The law only applies to “data broker[s],” defined as a “business, or unit or units of a business, separately or together, that knowingly collects and sells or licenses to third parties the brokered personal information of a consumer with whom the business does not have a direct relationship.”
Guidance from the Vermont Attorney General issued last month provides four criteria for determining if your business is a data broker:
1. Does the business have a direct relationship with the consumers whose data is at issue? If yes, the law does not apply.
The law is aimed at monitoring practices by businesses that buy and sell data about consumers without offering services to those consumers. Thus, Vermont’s law does not apply when there is a direct relationship with the consumer. For example, a retailer that sells information about its customers is not a data broker under the law, because the retailer has a direct relationship with its customers.
2. Is the consumer data about Vermont residents? If no, the law does not apply.
The data broker law only applies to data about consumers residing in Vermont.
3. Does the business collect and sell or license the data? If no, the law does not apply.
For the law to apply, there must be both collection and sale or licensure of data. If a company collects data for its own use, it is not a data broker. Also, if a company uses a third party to process data for the company’s own purposes, the company is not acting as a data broker. Selling or licensing activities that are “merely incidental to the business” also do not count for purposes of this law. It is only when a company collects and then sells or licenses the data that the company is deemed to be a data broker.
4. Does the data meet the criteria for “brokered personal information?” If no, the law does not apply.
Only brokered personal information is subject to this law. To be eligible, the data must be (a) computerized, (b) categorized or organized for dissemination to third parties, and (c) include a name, address, data of birth, place of birth, mother’s maiden name, biometric information, name or address of a family member, social security number, or government-issued identification number.
Are there Exemptions?
Yes, certain activities are exempt from the data broker law, such as: (a) developing or maintaining a third-party e-commerce or application platform, (b) providing 411 directory assistance services, (c) providing publicly-available information related to a consumer’s business or profession, or (d) providing publicly-available, real-time alerts for health or safety purposes.
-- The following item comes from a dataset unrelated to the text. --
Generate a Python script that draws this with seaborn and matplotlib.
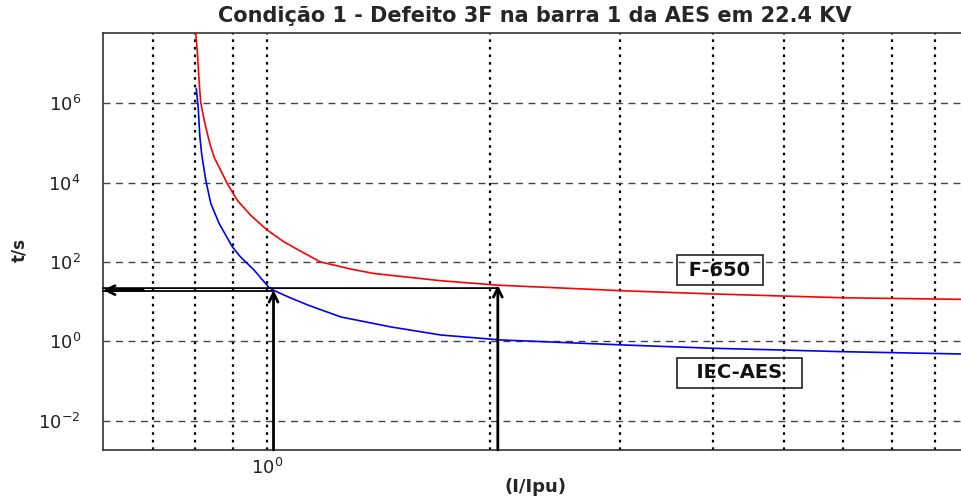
import pandas as pd
import matplotlib
matplotlib.use("Agg")
import matplotlib.pyplot as plt
import matplotlib.ticker as mticker
import seaborn as sns

# curvas (I/Ipu, t em s)
f650_i = [0.800, 0.805, 0.809, 0.813, 0.822, 0.830, 0.839, 0.849, 0.865, 0.883, 0.911, 0.950, 1.0,
          1.053, 1.098, 1.18, 1.298, 1.395, 1.717, 2.047, 3.02, 4.0, 5.0, 6.0, 8.66]
f650_t = [7e7, 1.8e7, 3.8e6, 1.08e6, 3.75e5, 1.73e5, 8.0e4, 4.1e4, 2.07e4, 9.5e3, 3.6e3, 1.5e3, 636,
          323, 208, 100, 66, 51, 33.6, 26, 18.8, 15.6, 13.8, 12.5, 11.4]

iec_i = [0.802, 0.807, 0.811, 0.816, 0.826, 0.839, 0.861, 0.897, 0.920, 0.960, 1.005, 1.019, 1.066,
         1.135, 1.258, 1.47, 1.717, 2.07, 3.02, 4.0, 5.0, 6.0, 8.66]
iec_t = [2.36e6, 7.4e5, 1.43e5, 4.9e4, 1.16e4, 3.0e3, 938, 242, 135, 62.5, 23, 19.5, 13.3,
         8.2, 4.1, 2.3, 1.44, 1.08, 0.81, 0.667, 0.60, 0.547, 0.479]

# pontos de operacao (setas)
op_i = [1.02, 2.05]
op_t = [19.5, 26.0]
op_h = [18.5, 21.9]

curve_names = ["F-650", "IEC-AES"]
label_txt = [" F-650 ", "  IEC-AES  "]
label_pos = [(4.09, 62.5), (4.35, 0.159)]

df = pd.concat([
    pd.DataFrame({"I": f650_i, "t": f650_t, "curva": "F-650"}),
    pd.DataFrame({"I": iec_i, "t": iec_t, "curva": "IEC-AES"}),
])

sns.set_style("white")
plt.rcParams["font.family"] = ["DejaVu Sans"]
plt.rcParams["mathtext.default"] = "regular"

fig = plt.figure(figsize=(9.61, 5.0), dpi=100)
ax = fig.add_axes([0.1072, 0.10, 0.9407, 0.834])

sns.lineplot(data=df, x="I", y="t", hue="curva", palette={"F-650": "#ff0000", "IEC-AES": "#0000ff"},
             estimator=None, sort=False, lw=1.2, legend=False, ax=ax, zorder=3)

ax.set_xscale("log")
ax.set_yscale("log")
ax.set_xlim(0.6, 10)
ymin, ymax = 10 ** -2.74, 10 ** 7.77
ax.set_ylim(ymin, ymax)

ax.yaxis.set_major_locator(mticker.FixedLocator([1e-2, 1e0, 1e2, 1e4, 1e6]))
ax.yaxis.set_minor_locator(mticker.NullLocator())
ax.yaxis.set_major_formatter(mticker.LogFormatterSciNotation())
ax.xaxis.set_major_locator(mticker.FixedLocator([1.0]))
ax.xaxis.set_minor_locator(mticker.FixedLocator([0.7, 0.8, 0.9, 2, 3, 4, 5, 6, 7, 8, 9]))
ax.xaxis.set_major_formatter(mticker.LogFormatterSciNotation())
ax.xaxis.set_minor_formatter(mticker.NullFormatter())

ax.tick_params(axis="both", which="both", direction="in", length=4, width=0.8, colors="#333333",
               labelcolor="#222222", labelsize=13)
ax.tick_params(axis="y", pad=16)
ax.tick_params(axis="x", pad=6)
ax.tick_params(axis="x", which="minor", length=0)

ax.grid(True, axis="y", which="major", ls=(0, (5, 4)), color="#444444", lw=1.0)
ax.grid(True, axis="x", which="both", ls=(0, (1.2, 2.2)), color="black", lw=1.6)

for s in ["left", "bottom", "top"]:
    ax.spines[s].set_color("#333333")
    ax.spines[s].set_linewidth(1.2)
ax.spines["right"].set_visible(False)

# setas: de baixo ate a curva e da curva ate o eixo t
arrow_kw = dict(arrowstyle="->", color="black", lw=2.0, mutation_scale=16, shrinkA=0, shrinkB=0)
line_kw = dict(arrowstyle="-", color="black", lw=1.3, shrinkA=0, shrinkB=0)
for xi, ti, hi in zip(op_i, op_t, op_h):
    ax.annotate("", xy=(xi, ti), xytext=(xi, ymin), arrowprops=arrow_kw, zorder=4)
    ax.annotate("", xy=(0.6, hi), xytext=(xi, hi), arrowprops=line_kw, zorder=4)
ax.annotate("", xy=(0.6, op_h[0] * 1.05), xytext=(0.68, op_h[0] * 1.05), arrowprops=arrow_kw)

for txt, (lx, ly) in zip(label_txt, label_pos):
    ax.text(lx, ly, txt, ha="center", va="center", fontsize=14, fontweight="bold",
            color="#111111", bbox=dict(boxstyle="square,pad=0.3", fc="none", ec="#222222", lw=1.2))

ax.set_xlabel("")
ax.set_ylabel("t/s", fontsize=12, fontweight="bold")
ax.yaxis.set_label_coords(28 / 961, 0.5, transform=fig.transFigure)
fig.text(535 / 961, 1 - 487 / 500, "(I/Ipu)", ha="center", va="center", fontsize=13, fontweight="bold")
fig.text(535 / 961, 1 - 16 / 500, "Condição 1 - Defeito 3F na barra 1 da AES em 22.4 KV",
         ha="center", va="center", fontsize=15, fontweight="bold")
fig.savefig("out.png", dpi=100)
What are Data Broker Compliance Obligations?
Data brokers must annually register with the Vermont Secretary of State. In the registration statement, a data broker must disclose information about consumer opt-out options, purchaser credentialing processes, the number of data breaches that took place in the prior year, and whether the data broker possesses information about minors.
Additionally, data brokers are required to comply with minimum data security standards to protect consumer data. The law requires data brokers to develop a comprehensive, written information security program with appropriate administrative, technical, and physical safeguards that conform to the requirements specified in the law.
The law also makes it illegal for anyone – whether or not a data broker – to acquire brokered personal information through fraudulent means, or to acquire such information for purposes of stalking, harassment, fraud, or discrimination.
Enforcement of Violations
Failure to comply with minimum data security standards; acquisition of brokered personal information through fraudulent means; and acquisition of brokered personal information for prohibited purposes are all considered to be “unfair and deceptive act[s] in commerce” prohibited by Vermont consumer protection law. Vermont law permits the Attorney General and individual consumers to enforce this law through legal action.
When is the Deadline to Register?
Companies who met the definition of a “data broker” in 2018 are obligated to register with the Vermont Secretary of State by January 31, 2019 to avoid a penalty of $50 per day, up to a maximum of $10,000 per year.